"Three Minutes: A Lengthening" de Bianca Stigter est bien plus qu’un simple documentaire sur le cinéma. C’est une méditation poétique sur la mémoire, la perte et la puissance des images. À travers ce film, Stigter nous offre un aperçu poignant d’un monde perdu, tout en explorant combien il est possible d’apprendre à partir d’un fragment de film aussi bref. Le documentaire se déroule comme un petit miracle : une œuvre de poésie, de puissance et de grâce méditative, qui parvient à capturer le passage du temps tout en rendant hommage aux vies disparues.
Le film ne se contente pas de contenir le temps : il le décompose, le manipule et l’élargit, offrant une réflexion éloquente sur la nature éphémère et entropique du médium cinématographique. À travers un processus créatif et presque médico-légal, mais jamais sentimental, Stigter travaille à partir d’une copie numérisée du film original, portant les traces du temps sur la pellicule détériorée, et réalise exactement ce qu’elle annonce dans le sous-titre : un élargissement.
Le documentaire de Stigter s’apparente à une enquête philosophique complexe, un instantané mémorial et un récit dévastateur des atrocités nazies. Bien plus qu'un documentaire sur l’Holocauste, "Three Minutes" est un drame d’investigation, une méditation sur l’éthique des images animées et une histoire de fantômes sur des personnes qui pourraient être oubliées si nous ne prenions pas ces images au sérieux.
Visuellement, le film joue avec le matériau d’origine : il avance, recule, fige, se décompose en filtres, se recompose comme des cartes à jouer. Mais Stigter s’engage pleinement dans cette démarche formaliste audacieuse — et le pari en vaut la peine.
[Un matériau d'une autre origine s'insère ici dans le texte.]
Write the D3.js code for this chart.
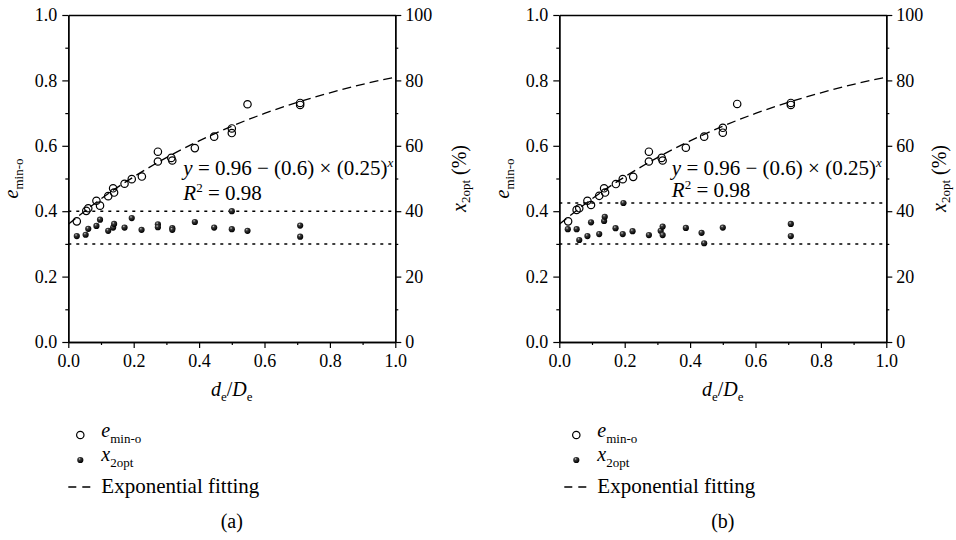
<!DOCTYPE html>
<html><head><meta charset="utf-8">
<script src="https://cdn.jsdelivr.net/npm/d3@7"></script>
<style>
body{margin:0;background:#fff;}
svg text{font-family:"Liberation Serif","Tinos","Times New Roman","DejaVu Serif","Noto Serif",serif !important;fill:#000;}
</style></head><body>
<svg id="c" width="956" height="540"></svg>
<script>
// ---------- data ----------
const xTicks = [0, 0.2, 0.4, 0.6, 0.8, 1.0];
const xMinor = [0.1, 0.3, 0.5, 0.7, 0.9];
const yTicks = [0, 0.2, 0.4, 0.6, 0.8, 1.0];
const yMinor = [0.1, 0.3, 0.5, 0.7, 0.9];
const y2Ticks = [0, 20, 40, 60, 80, 100];
const y2Minor = [10, 30, 50, 70, 90];

// panel (a) e_min-o (open circles)
const eA_x = [0.026,0.055,0.061,0.086,0.097,0.122,0.137,0.140,0.172,0.194,0.225,0.274,0.274,0.315,0.318,0.387,0.446,0.500,0.500,0.548,0.709,0.709];
const eA_y = [0.369,0.401,0.409,0.432,0.417,0.446,0.470,0.457,0.484,0.498,0.506,0.582,0.552,0.563,0.555,0.593,0.628,0.653,0.639,0.727,0.731,0.725];
// panel (a) x_2opt (%) (filled dots)
const xA_x = [0.026,0.053,0.061,0.086,0.097,0.122,0.137,0.140,0.172,0.194,0.224,0.274,0.274,0.318,0.318,0.387,0.446,0.500,0.500,0.548,0.709,0.709];
const xA_p = [32.4,32.8,34.6,35.5,37.4,34.0,35.0,36.1,35.0,37.9,34.3,36.0,35.1,34.8,34.3,36.7,35.0,40.0,34.5,34.0,35.6,32.2];

// panel (b) e_min-o
const eB_x = [0.027,0.053,0.061,0.086,0.097,0.122,0.137,0.140,0.173,0.194,0.226,0.274,0.274,0.313,0.316,0.387,0.443,0.500,0.500,0.544,0.708,0.708];
const eB_y = [0.369,0.404,0.409,0.432,0.419,0.447,0.470,0.457,0.483,0.498,0.505,0.582,0.552,0.563,0.555,0.594,0.628,0.655,0.640,0.728,0.731,0.725];
// panel (b) x_2opt (%)
const xB_x = [0.026,0.053,0.061,0.086,0.097,0.122,0.137,0.139,0.172,0.194,0.196,0.224,0.274,0.310,0.316,0.316,0.387,0.435,0.443,0.500,0.708,0.708];
const xB_p = [34.5,34.5,31.2,32.4,36.6,33.0,37.0,38.3,34.8,33.0,42.5,33.9,32.7,34.0,35.3,32.7,34.9,33.4,30.2,35.0,36.1,32.4];

// exponential fitting curve y = 0.96 - (0.6)(0.25)^x
const fit_x = [0, 0.1, 0.2, 0.3, 0.4, 0.5, 0.6, 0.7, 0.8, 0.9, 1.0];
const fit_y = [0.360, 0.438, 0.505, 0.564, 0.615, 0.660, 0.699, 0.733, 0.762, 0.788, 0.810];

// dotted bounds for x_2opt (%)
const boundsA = [40, 30];
const boundsB = [42.5, 30];
const panelNames = ["(a)", "(b)"];

// ---------- drawing ----------
const FONT = "'Liberation Serif','Tinos','Times New Roman','DejaVu Serif','Noto Serif',serif";
const svg = d3.select("#c");
const W = 327, H = 327, TOP = 15;

const defs = svg.append("defs");
const grad = defs.append("radialGradient").attr("id","ball").attr("cx","38%").attr("cy","32%").attr("r","65%");
grad.append("stop").attr("offset","0%").attr("stop-color","#d0d0d0");
grad.append("stop").attr("offset","30%").attr("stop-color","#3a3a3a");
grad.append("stop").attr("offset","100%").attr("stop-color","#000");

function drawPanel(cfg) {
  const g = svg.append("g").attr("transform", `translate(${cfg.ox},${TOP})`);
  const x = d3.scaleLinear().domain([0,1]).range([0,W]);
  const y = d3.scaleLinear().domain([0,1]).range([H,0]);
  const y2 = d3.scaleLinear().domain([0,100]).range([H,0]);

  const fmt = d3.format(".1f");
  function styleAxis(sel) {
    sel.attr("font-family", FONT);
    sel.select(".domain").attr("stroke","#000").attr("stroke-width",1.4);
    sel.selectAll(".tick line").attr("stroke","#000").attr("stroke-width",1.2);
    sel.selectAll("text").style("font-size","18px").attr("fill","#000");
  }
  // minor ticks
  g.append("g").attr("transform",`translate(0,${H})`)
    .call(d3.axisBottom(x).tickValues(xMinor).tickSize(3).tickFormat("").tickSizeOuter(0)).call(styleAxis);
  g.append("g").call(d3.axisLeft(y).tickValues(yMinor).tickSize(3).tickFormat("").tickSizeOuter(0)).call(styleAxis);
  g.append("g").attr("transform",`translate(${W},0)`)
    .call(d3.axisRight(y2).tickValues(y2Minor).tickSize(3).tickFormat("").tickSizeOuter(0)).call(styleAxis);
  // major axes
  g.append("g").attr("transform",`translate(0,${H})`)
    .call(d3.axisBottom(x).tickValues(xTicks).tickFormat(fmt).tickSize(6).tickPadding(6).tickSizeOuter(0)).call(styleAxis);
  g.append("g").call(d3.axisLeft(y).tickValues(yTicks).tickFormat(fmt).tickSize(6).tickPadding(5).tickSizeOuter(0)).call(styleAxis);
  g.append("g").attr("transform",`translate(${W},0)`)
    .call(d3.axisRight(y2).tickValues(y2Ticks).tickFormat(d3.format("d")).tickSize(6).tickPadding(4).tickSizeOuter(0)).call(styleAxis);
  g.append("g").call(d3.axisTop(x).tickValues([]).tickSizeOuter(0)).call(styleAxis);

  // dotted bounds
  g.selectAll("line.bound").data(cfg.bounds).join("line").attr("class","bound")
    .attr("x1", x(0)).attr("x2", x(1)).attr("y1", d => y2(d)).attr("y2", d => y2(d))
    .attr("stroke","#000").attr("stroke-width",1.5).attr("stroke-dasharray","3,5");

  // fit curve
  const line = d3.line().x(d => x(d[0])).y(d => y(d[1])).curve(d3.curveNatural);
  g.append("path").datum(d3.zip(fit_x, fit_y)).attr("d", line)
    .attr("fill","none").attr("stroke","#000").attr("stroke-width",1.3).attr("stroke-dasharray","9,5");

  // open circles
  g.selectAll("circle.e").data(d3.zip(cfg.ex, cfg.ey)).join("circle").attr("class","e")
    .attr("cx", d => x(d[0])).attr("cy", d => y(d[1])).attr("r",3.7)
    .attr("fill","none").attr("stroke","#000").attr("stroke-width",1.2);
  // filled dots
  g.selectAll("circle.p").data(d3.zip(cfg.px, cfg.pp)).join("circle").attr("class","p")
    .attr("cx", d => x(d[0])).attr("cy", d => y2(d[1])).attr("r",3.1)
    .attr("fill","url(#ball)");

  const T = (sel) => sel.attr("font-family", FONT);

  // equation
  const eq = g.append("text").call(T).attr("x", cfg.eqx).attr("y", 160).style("font-size","21px");
  eq.append("tspan").style("font-style","italic").text("y");
  eq.append("tspan").text(" = 0.96 \u2212 (0.6) \u00d7 (0.25)");
  eq.append("tspan").style("font-style","italic").style("font-size","13px").attr("dy",-8).text("x");
  const r2 = g.append("text").call(T).attr("x", cfg.eqx).attr("y", cfg.r2y).style("font-size","21px");
  r2.append("tspan").style("font-style","italic").text("R");
  r2.append("tspan").style("font-size","13px").attr("dy",-8).text("2");
  r2.append("tspan").attr("dy",8).text(" = 0.98");

  // x title
  const xt = g.append("text").call(T).attr("x", W/2).attr("y", 381).attr("text-anchor","middle").style("font-size","20px");
  xt.append("tspan").style("font-style","italic").text("d");
  xt.append("tspan").style("font-size","13px").attr("dy",5).text("e");
  xt.append("tspan").attr("dy",-5).text("/");
  xt.append("tspan").style("font-style","italic").text("D");
  xt.append("tspan").style("font-size","13px").attr("dy",5).text("e");

  // left title
  const lt = g.append("text").call(T).attr("transform",`translate(${-50},${H/2}) rotate(-90)`).attr("text-anchor","middle").style("font-size","20px");
  lt.append("tspan").style("font-style","italic").text("e");
  lt.append("tspan").style("font-size","13px").attr("dy",5).text("min-o");

  // right title
  const rt = g.append("text").call(T).attr("transform",`translate(${W + cfg.rtx},${H/2}) rotate(-90)`).attr("text-anchor","middle").style("font-size","20px");
  rt.append("tspan").style("font-style","italic").text("x");
  rt.append("tspan").style("font-size","13px").attr("dy",4).text("2opt");
  rt.append("tspan").attr("dy",-4).text(" (%)");

  // legend
  const lg = g.append("g").attr("transform",`translate(${cfg.lgx},0)`);
  lg.append("circle").attr("cx",0).attr("cy",420).attr("r",3.7).attr("fill","none").attr("stroke","#000").attr("stroke-width",1.2);
  const l1 = lg.append("text").call(T).attr("x",21).attr("y",422).style("font-size","20px");
  l1.append("tspan").style("font-style","italic").text("e");
  l1.append("tspan").style("font-size","13px").attr("dy",6).text("min-o");
  lg.append("circle").attr("cx",0).attr("cy",445).attr("r",3.1).attr("fill","url(#ball)");
  const l2 = lg.append("text").call(T).attr("x",21).attr("y",446).style("font-size","20px");
  l2.append("tspan").style("font-style","italic").text("x");
  l2.append("tspan").style("font-size","13px").attr("dy",6).text("2opt");
  lg.append("line").attr("x1",-12).attr("x2",13).attr("y1",472).attr("y2",472)
    .attr("stroke","#000").attr("stroke-width",1.3).attr("stroke-dasharray","8,6");
  lg.append("text").call(T).attr("x",21).attr("y",478).style("font-size","21px").text("Exponential fitting");

  g.append("text").call(T).attr("x", W/2).attr("y", 513).attr("text-anchor","middle").style("font-size","20px").text(cfg.name);
}

drawPanel({ox:68.3, ex:eA_x, ey:eA_y, px:xA_x, pp:xA_p, bounds:boundsA, name:panelNames[0], eqx:115, r2y:185, rtx:71, lgx:12});
drawPanel({ox:559.3, ex:eB_x, ey:eB_y, px:xB_x, pp:xB_p, bounds:boundsB, name:panelNames[1], eqx:112.5, r2y:182, rtx:60, lgx:17});
</script>
</body></html>
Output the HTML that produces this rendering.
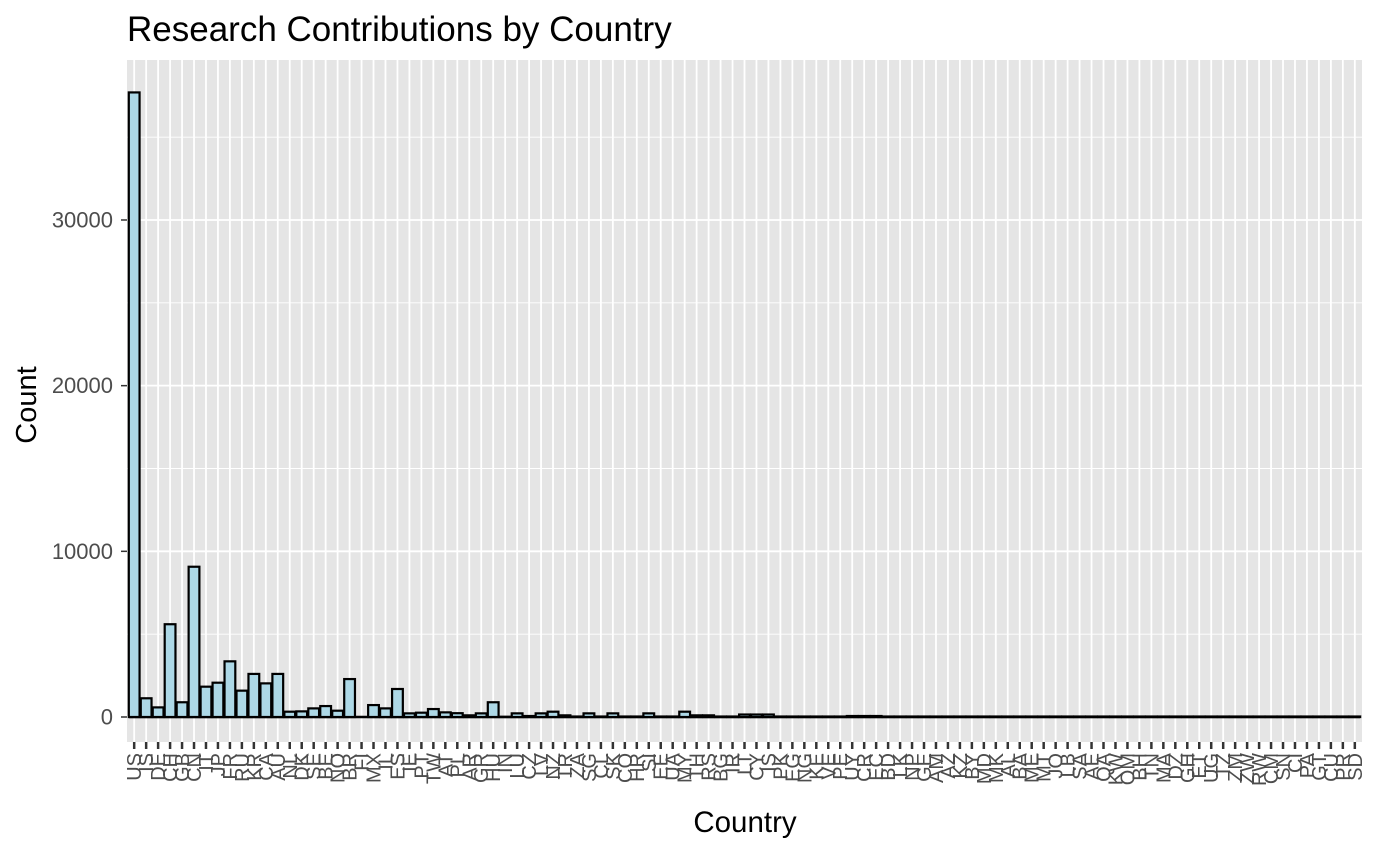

Même si le film se montre parfois sombre, il reste souvent d’une poésie désabusée et saisissante.
Au-delà des aspects formels, "Three Minutes" est un hommage vibrant à David Kurtz et à son grand-père, l'homme derrière la caméra dont les quelques minutes de film tournées en 1938 sont devenues une réponse puissante à ceux qui cherchaient à effacer l’existence de ces personnes. Le film se conclut par une contemplation de son paradoxe central : « L’absence dans la présence », une réflexion qui révèle l’importance de préserver les images filmées autant que l’histoire elle-même.
Même si, à 71 minutes, certaines parties du film semblent étirées, le documentaire conserve une grande partie de la puissance émotionnelle et intellectuelle du concept de Kurtz. "Three Minutes: A Lengthening" reste une œuvre incontournable, captivante de bout en bout, qui nous rappelle la valeur miraculeuse de l’image animée et la nécessité de ne jamais sous-estimer le pouvoir de ces fragments de mémoire filmée.